With a subtlety and irony mastered by but a few others, Atkins suspensefully reveals how Arbuckle, a man of excessive and unhealthy appetites, came to be charged with manslaughter, which almost immediately derailed his film career. The temptation to tell the story through Arbuckle's eyes must have been strong, and indeed at points it is necessary. It is but one of the many manifestations of Atkins's genius, however, that the viewpoint most prominent here is that of the Pinkerton investigator who was hired by Arbuckle's attorney to conduct a search for the truth that would form the basis for his defense.


That investigator would be a tuberculotic-war veteran named Sam Dashiell Hammett, who would later become far better known for far different reasons. Hammett painstakingly begins to uncover who is behind what amounts to be an official vendetta against Arbuckle, and, even more importantly, the "why" that drives it, even as the city's establishment inexorably begins to grind Arbuckle down. While the City of San Francisco is ultimately the major character in the book, it is the story as told by Atkins that is the true star.

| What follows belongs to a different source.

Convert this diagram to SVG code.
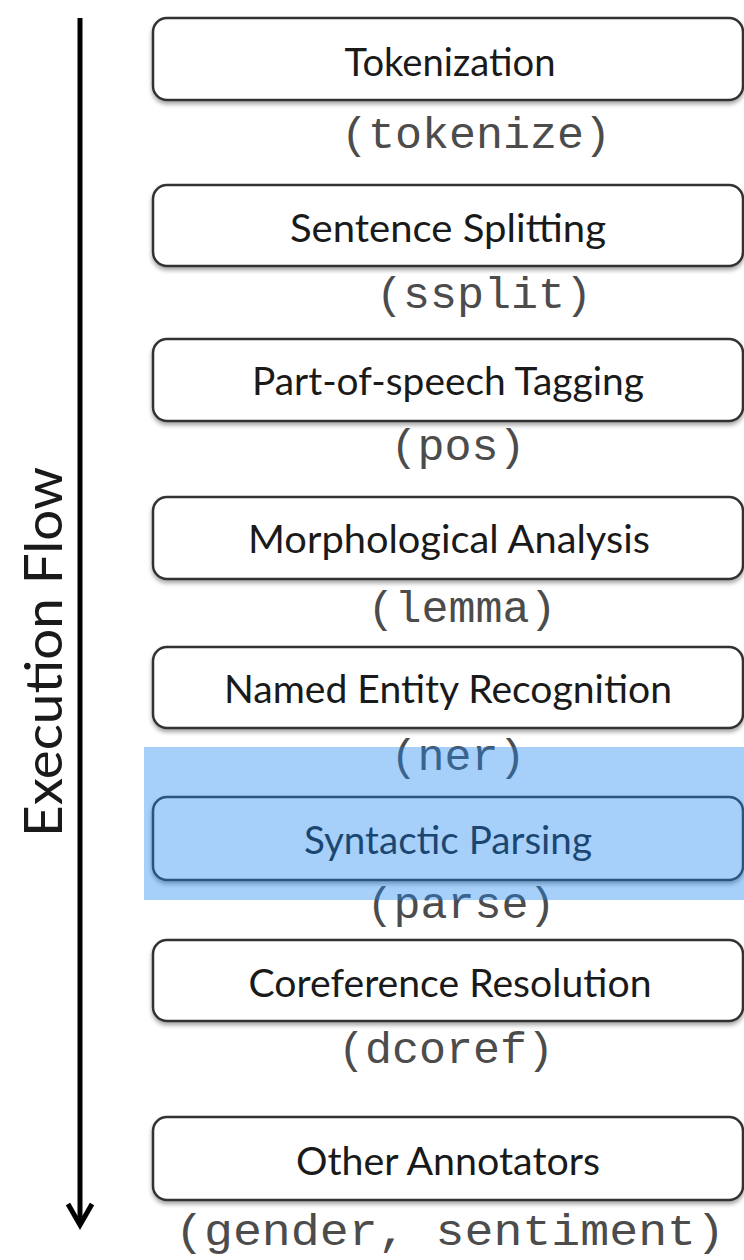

DEVIL'S GARDEN is storytelling and writing at its very best. With this novel, Atkins establishes himself as the literary heir of a closely edited Faulkner, of a more disciplined Thomas Wolfe. This is stirring, impeccable wordcraft that demands to be read and re-read.
--- Reviewed by Joe Hartlaub



5 out of 5 stars Dash 'n' Fatty   November 22, 2009
EddieLove (NYC, USA)
1 out of 1 found this review helpful

This is a highly enjoyable tale of the Fatty Arbuckle scandal seen through several perspectives, chief among them a young lunger working for the Pinkerton's in the City by the Bay named Sam Hammett. This book may look like a thriller, but it's really a historical novel ala E.L. Doctrow. There's lots of period flavor and sharp dialogue, but the whole affair is unpretentious and fast-paced. The portrait of Hammett that emerges and references to his later work are fun and subtle. He comes off as a fully realized character, which isn't always the case in the Poe thriller industry. This would make a great double-bill with the recent Spade & Archer.